[YOUR TASK]
Reproduce nothing but the lines from the one with "Rebuild this chart" through the one with "import seaborn as sns", exactly and with both ends. Omit pictures.
*-*-*
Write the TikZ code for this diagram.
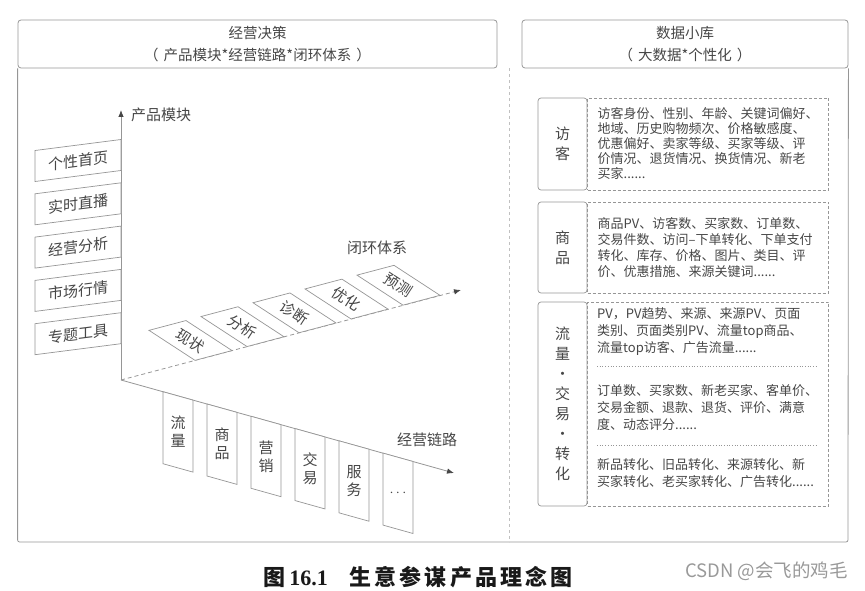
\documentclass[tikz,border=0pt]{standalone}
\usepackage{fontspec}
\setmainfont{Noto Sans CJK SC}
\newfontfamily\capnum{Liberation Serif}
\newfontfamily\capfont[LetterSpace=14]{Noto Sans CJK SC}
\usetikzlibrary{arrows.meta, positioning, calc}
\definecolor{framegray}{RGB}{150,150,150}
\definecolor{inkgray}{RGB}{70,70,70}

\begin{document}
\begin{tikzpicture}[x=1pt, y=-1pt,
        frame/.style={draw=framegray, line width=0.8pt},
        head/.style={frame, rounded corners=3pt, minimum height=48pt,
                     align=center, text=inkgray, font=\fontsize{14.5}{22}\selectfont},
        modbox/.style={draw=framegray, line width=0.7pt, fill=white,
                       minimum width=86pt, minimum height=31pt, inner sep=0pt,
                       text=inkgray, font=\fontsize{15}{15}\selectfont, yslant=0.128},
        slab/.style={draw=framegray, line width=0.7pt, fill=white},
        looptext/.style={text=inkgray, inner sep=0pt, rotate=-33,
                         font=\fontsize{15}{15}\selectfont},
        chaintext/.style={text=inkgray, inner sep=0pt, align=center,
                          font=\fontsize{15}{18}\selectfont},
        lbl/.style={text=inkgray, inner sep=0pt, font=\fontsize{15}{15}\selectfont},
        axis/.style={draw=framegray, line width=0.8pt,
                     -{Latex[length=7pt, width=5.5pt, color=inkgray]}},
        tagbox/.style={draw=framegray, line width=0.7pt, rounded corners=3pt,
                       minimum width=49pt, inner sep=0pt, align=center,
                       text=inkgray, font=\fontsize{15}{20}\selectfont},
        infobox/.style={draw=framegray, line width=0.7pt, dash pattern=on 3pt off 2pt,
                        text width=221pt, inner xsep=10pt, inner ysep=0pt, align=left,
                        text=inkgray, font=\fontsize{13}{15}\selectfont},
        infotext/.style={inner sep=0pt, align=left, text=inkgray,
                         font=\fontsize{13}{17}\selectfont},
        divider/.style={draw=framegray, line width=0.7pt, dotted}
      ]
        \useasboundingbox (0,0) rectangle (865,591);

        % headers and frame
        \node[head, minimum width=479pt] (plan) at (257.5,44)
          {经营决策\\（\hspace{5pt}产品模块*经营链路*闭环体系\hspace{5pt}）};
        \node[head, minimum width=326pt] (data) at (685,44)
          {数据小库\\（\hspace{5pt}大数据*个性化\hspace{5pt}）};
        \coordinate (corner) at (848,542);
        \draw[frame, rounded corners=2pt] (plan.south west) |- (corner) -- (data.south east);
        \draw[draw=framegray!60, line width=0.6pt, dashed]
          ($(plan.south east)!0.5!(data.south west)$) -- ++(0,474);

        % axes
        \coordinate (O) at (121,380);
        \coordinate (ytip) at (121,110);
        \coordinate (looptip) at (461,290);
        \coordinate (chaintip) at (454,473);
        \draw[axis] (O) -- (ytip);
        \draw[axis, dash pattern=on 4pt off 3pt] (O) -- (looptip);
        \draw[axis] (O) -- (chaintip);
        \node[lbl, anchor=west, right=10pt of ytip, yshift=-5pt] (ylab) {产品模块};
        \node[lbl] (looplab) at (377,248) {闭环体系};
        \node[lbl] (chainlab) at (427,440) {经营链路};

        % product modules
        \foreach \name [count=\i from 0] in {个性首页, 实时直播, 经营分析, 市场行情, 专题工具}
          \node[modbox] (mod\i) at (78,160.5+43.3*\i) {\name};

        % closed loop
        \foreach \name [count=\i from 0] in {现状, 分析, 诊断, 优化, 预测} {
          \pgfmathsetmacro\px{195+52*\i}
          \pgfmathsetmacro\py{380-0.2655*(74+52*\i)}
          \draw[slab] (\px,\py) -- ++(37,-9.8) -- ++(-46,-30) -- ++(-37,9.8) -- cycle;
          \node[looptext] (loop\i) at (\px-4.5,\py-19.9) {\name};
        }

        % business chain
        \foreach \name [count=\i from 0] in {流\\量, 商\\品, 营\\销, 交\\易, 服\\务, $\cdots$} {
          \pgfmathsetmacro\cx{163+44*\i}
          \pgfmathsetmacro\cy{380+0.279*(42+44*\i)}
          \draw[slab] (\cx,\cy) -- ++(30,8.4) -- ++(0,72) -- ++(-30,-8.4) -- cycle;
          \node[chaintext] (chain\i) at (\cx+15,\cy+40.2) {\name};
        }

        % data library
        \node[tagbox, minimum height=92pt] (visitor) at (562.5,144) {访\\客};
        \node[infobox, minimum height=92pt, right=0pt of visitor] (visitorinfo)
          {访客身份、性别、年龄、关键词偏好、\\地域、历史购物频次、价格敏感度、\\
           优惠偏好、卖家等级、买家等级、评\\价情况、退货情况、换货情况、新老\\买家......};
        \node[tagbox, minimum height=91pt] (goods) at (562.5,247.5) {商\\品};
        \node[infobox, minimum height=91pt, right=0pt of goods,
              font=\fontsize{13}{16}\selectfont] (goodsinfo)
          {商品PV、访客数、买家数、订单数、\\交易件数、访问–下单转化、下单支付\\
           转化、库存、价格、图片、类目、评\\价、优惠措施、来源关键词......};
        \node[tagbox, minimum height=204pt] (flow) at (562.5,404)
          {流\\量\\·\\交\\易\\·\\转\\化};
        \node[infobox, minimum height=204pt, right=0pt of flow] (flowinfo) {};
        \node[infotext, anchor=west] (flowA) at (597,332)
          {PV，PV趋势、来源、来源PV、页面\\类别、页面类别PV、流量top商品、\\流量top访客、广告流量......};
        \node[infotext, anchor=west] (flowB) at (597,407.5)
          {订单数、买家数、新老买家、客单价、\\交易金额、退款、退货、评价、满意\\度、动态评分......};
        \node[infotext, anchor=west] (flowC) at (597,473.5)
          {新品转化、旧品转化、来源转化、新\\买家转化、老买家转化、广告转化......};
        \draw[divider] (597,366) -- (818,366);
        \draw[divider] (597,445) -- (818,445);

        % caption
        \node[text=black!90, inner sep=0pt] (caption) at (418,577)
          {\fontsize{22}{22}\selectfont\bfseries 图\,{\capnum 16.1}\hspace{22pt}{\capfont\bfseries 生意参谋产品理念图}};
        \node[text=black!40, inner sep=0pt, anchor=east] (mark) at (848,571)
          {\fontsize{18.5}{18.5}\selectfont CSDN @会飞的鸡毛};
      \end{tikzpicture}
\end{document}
*-*-*
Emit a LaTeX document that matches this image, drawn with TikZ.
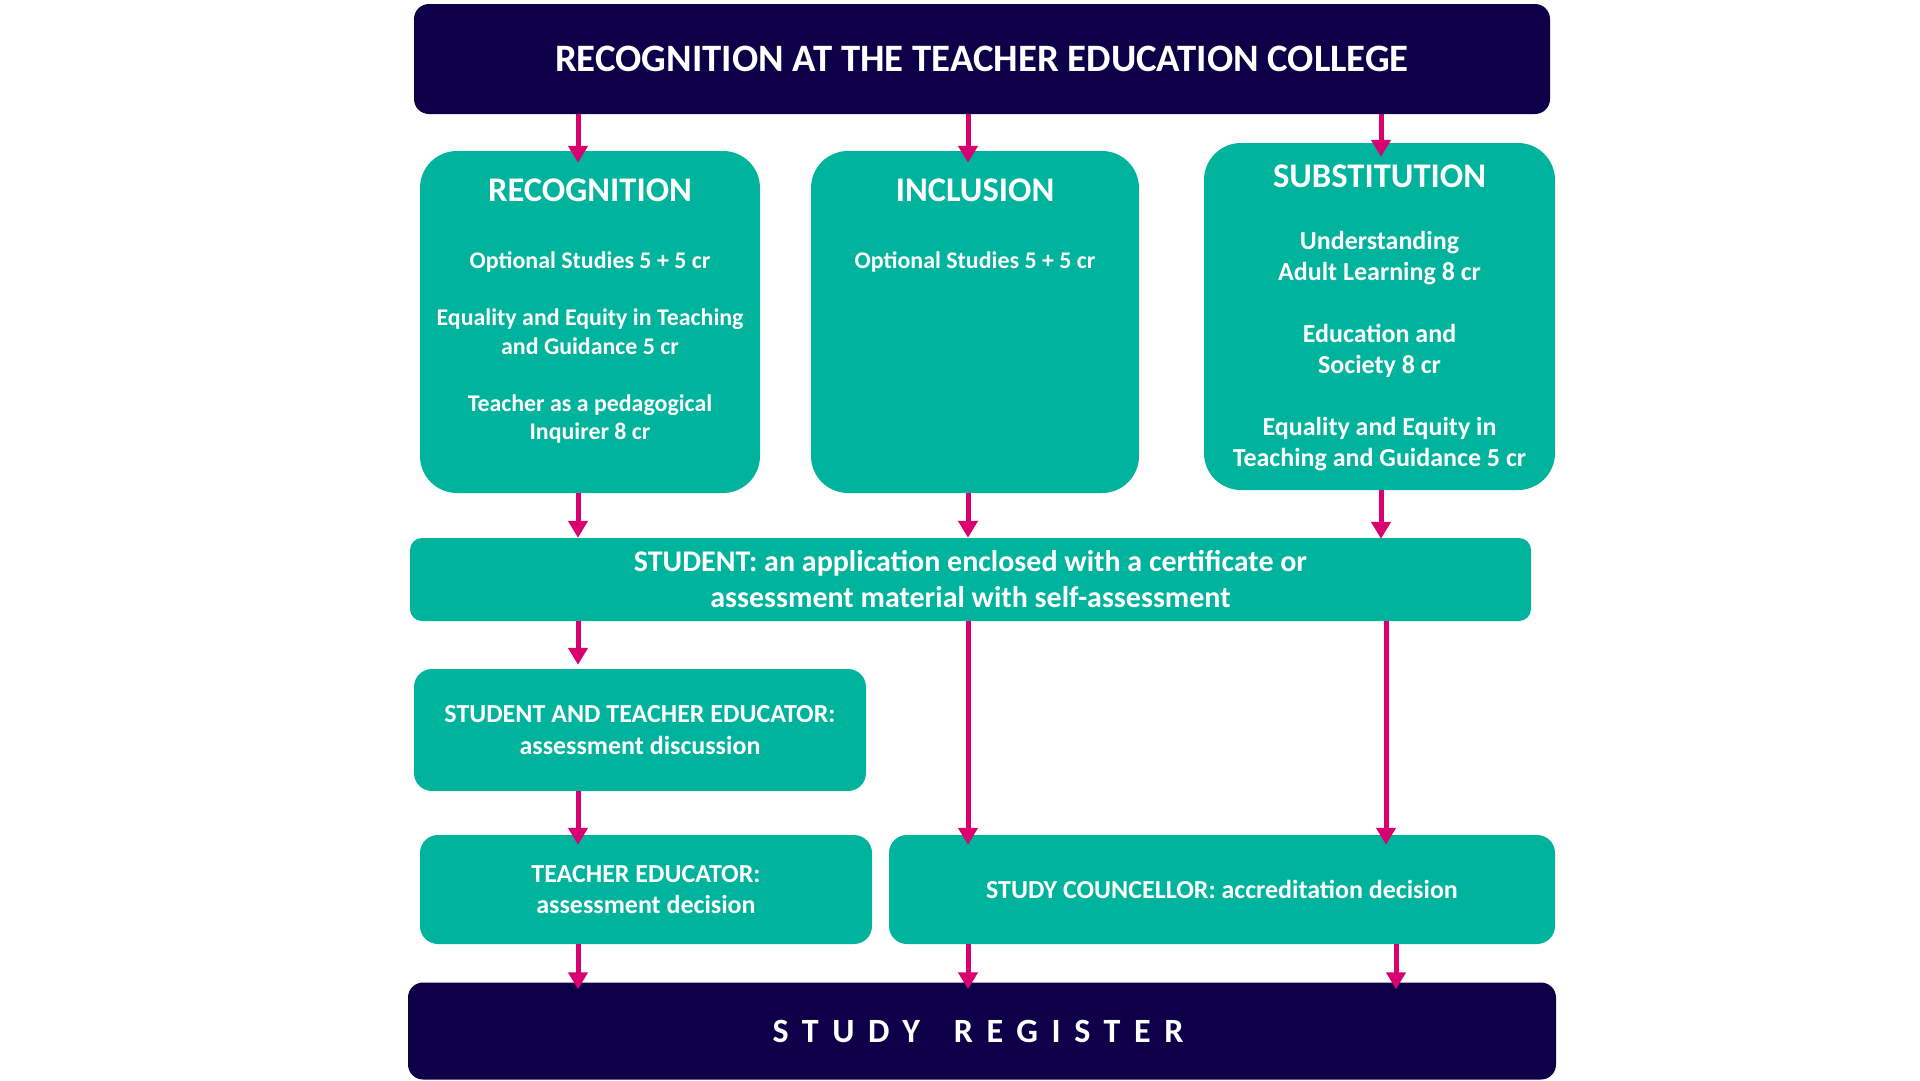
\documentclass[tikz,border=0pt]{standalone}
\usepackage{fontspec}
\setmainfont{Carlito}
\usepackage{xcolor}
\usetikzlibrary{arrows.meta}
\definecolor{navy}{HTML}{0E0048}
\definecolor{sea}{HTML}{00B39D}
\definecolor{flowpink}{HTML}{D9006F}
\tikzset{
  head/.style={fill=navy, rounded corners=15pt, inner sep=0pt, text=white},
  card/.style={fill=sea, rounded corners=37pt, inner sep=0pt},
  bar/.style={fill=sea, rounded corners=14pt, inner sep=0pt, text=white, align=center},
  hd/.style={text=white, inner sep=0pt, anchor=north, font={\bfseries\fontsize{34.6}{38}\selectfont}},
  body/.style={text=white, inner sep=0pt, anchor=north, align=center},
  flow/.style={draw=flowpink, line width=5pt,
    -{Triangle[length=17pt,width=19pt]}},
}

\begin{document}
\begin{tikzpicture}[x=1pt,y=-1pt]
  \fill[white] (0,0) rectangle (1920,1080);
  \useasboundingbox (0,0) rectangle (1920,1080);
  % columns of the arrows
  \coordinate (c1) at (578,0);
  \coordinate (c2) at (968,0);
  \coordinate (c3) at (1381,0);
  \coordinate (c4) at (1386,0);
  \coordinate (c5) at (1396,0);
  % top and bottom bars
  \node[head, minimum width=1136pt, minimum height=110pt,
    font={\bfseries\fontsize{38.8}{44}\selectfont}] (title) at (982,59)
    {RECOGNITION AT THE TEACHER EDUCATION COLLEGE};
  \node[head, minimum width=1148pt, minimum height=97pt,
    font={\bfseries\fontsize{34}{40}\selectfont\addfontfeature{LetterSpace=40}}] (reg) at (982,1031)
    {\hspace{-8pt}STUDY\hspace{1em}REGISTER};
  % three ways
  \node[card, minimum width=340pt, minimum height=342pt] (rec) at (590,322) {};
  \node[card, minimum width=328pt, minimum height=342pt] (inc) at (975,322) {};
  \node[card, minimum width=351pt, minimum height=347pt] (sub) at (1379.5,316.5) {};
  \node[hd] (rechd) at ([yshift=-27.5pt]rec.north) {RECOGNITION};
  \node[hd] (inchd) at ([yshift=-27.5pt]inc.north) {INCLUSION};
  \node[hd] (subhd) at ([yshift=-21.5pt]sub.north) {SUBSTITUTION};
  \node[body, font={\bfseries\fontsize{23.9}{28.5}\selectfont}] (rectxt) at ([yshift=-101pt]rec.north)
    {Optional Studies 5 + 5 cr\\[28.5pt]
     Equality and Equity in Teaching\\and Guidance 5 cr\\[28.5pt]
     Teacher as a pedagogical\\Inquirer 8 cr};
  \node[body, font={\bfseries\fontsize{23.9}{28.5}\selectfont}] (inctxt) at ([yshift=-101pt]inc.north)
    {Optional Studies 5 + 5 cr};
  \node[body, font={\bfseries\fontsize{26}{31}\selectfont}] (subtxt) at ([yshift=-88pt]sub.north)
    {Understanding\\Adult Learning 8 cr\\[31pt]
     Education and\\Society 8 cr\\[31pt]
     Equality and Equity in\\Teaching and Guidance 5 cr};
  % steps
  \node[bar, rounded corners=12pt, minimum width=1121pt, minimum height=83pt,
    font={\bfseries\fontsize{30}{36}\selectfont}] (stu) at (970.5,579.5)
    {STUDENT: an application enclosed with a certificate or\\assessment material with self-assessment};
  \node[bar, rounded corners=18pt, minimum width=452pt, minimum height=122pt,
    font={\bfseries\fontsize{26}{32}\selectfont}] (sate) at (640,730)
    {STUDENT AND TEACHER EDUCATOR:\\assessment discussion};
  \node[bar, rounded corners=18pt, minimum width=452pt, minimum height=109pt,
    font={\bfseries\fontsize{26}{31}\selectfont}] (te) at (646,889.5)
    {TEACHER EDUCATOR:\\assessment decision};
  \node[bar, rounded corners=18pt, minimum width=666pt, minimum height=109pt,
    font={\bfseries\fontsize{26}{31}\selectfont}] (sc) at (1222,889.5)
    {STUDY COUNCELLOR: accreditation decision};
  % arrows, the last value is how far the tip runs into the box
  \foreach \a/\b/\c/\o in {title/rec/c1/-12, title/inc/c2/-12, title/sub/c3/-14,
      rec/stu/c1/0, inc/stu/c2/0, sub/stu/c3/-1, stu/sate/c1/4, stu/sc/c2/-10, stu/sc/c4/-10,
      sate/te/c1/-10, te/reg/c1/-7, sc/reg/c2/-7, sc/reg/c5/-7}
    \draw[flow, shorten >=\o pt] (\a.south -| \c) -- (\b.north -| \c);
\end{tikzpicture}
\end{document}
*-*-*
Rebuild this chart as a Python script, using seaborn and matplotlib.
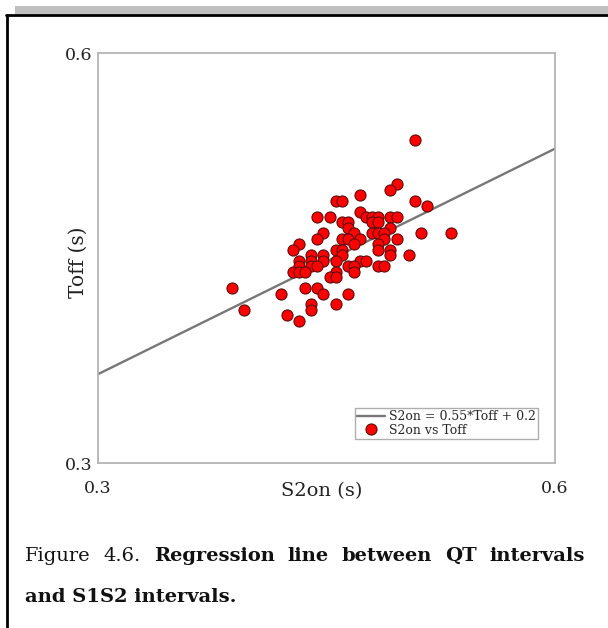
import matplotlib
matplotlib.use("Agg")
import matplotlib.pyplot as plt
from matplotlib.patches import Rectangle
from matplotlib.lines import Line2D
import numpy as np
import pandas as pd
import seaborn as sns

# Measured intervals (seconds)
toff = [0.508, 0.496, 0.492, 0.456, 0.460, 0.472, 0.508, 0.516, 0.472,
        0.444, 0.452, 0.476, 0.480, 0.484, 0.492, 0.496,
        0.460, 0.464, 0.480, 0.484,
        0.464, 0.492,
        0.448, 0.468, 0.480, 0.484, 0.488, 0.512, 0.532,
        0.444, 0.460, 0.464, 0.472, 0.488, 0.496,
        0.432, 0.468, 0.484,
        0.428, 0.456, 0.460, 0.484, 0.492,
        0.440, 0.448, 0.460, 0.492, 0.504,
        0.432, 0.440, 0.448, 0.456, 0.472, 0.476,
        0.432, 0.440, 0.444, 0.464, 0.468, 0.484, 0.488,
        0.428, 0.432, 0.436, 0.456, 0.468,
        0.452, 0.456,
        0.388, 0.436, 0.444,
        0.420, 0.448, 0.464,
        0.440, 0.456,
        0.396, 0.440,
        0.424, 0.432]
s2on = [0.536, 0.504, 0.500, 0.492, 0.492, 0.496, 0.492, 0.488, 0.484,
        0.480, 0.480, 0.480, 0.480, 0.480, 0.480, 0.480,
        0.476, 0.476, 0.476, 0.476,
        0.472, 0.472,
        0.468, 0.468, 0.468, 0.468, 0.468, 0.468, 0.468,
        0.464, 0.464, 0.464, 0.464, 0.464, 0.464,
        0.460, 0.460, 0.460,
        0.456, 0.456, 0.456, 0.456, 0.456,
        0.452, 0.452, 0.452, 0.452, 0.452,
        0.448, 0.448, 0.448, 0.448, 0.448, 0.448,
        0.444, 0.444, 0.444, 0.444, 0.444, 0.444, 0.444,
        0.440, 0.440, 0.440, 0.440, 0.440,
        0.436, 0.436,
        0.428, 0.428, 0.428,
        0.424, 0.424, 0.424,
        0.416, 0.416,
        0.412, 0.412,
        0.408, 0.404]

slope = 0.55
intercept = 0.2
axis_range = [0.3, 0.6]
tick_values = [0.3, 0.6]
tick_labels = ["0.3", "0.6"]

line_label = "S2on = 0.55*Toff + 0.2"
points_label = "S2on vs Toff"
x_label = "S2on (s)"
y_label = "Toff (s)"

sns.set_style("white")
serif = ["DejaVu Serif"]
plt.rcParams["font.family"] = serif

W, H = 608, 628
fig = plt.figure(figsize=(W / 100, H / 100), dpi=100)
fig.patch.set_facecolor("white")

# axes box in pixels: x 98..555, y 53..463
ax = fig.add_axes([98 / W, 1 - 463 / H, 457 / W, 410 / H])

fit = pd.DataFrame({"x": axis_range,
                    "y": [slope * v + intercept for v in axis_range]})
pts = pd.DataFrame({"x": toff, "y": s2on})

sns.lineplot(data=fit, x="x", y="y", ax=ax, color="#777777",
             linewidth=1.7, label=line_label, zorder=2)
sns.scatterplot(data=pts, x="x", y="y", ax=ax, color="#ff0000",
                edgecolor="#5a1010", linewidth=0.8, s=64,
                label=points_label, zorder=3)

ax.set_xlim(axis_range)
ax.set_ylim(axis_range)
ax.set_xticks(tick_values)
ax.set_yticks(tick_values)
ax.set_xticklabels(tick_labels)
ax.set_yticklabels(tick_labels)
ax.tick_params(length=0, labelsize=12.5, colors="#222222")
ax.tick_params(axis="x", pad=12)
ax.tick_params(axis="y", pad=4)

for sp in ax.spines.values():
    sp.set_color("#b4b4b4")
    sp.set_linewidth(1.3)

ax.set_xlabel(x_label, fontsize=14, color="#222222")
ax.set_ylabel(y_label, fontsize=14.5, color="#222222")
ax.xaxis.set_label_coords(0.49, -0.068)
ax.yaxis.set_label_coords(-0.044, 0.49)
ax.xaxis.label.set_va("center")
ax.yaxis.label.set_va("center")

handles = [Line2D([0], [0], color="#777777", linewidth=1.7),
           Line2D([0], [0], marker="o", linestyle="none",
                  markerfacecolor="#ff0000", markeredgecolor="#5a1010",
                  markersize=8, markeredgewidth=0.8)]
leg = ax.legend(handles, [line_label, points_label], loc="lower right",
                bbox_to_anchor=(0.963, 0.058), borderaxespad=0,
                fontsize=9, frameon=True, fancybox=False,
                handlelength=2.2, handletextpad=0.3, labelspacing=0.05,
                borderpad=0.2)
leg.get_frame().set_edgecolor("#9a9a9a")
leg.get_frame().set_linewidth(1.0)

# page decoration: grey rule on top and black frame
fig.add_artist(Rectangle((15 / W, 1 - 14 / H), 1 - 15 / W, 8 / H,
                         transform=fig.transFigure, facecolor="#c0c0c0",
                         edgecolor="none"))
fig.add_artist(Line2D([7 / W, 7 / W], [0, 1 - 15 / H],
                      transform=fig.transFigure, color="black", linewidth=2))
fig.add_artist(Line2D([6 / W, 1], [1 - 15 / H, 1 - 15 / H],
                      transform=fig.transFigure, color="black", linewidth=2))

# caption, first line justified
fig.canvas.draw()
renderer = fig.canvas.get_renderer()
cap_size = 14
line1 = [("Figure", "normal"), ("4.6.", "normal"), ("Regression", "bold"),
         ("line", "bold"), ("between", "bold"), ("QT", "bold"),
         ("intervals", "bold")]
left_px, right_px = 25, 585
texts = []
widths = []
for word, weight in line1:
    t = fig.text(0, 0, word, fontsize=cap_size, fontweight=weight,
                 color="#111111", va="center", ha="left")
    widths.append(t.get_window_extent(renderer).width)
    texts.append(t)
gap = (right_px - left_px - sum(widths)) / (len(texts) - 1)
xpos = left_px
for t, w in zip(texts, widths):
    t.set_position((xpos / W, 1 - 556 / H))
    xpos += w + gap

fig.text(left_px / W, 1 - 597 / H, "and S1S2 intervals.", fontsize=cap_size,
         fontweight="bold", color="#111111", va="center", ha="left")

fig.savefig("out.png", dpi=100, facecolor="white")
*-*-*
[RESPONSE TO THIS EXERCISE]
Rebuild this chart as a Python script, using seaborn and matplotlib.
import matplotlib
matplotlib.use("Agg")
import matplotlib.pyplot as plt
from matplotlib.patches import Rectangle
from matplotlib.lines import Line2D
import numpy as np
import pandas as pd
import seaborn as sns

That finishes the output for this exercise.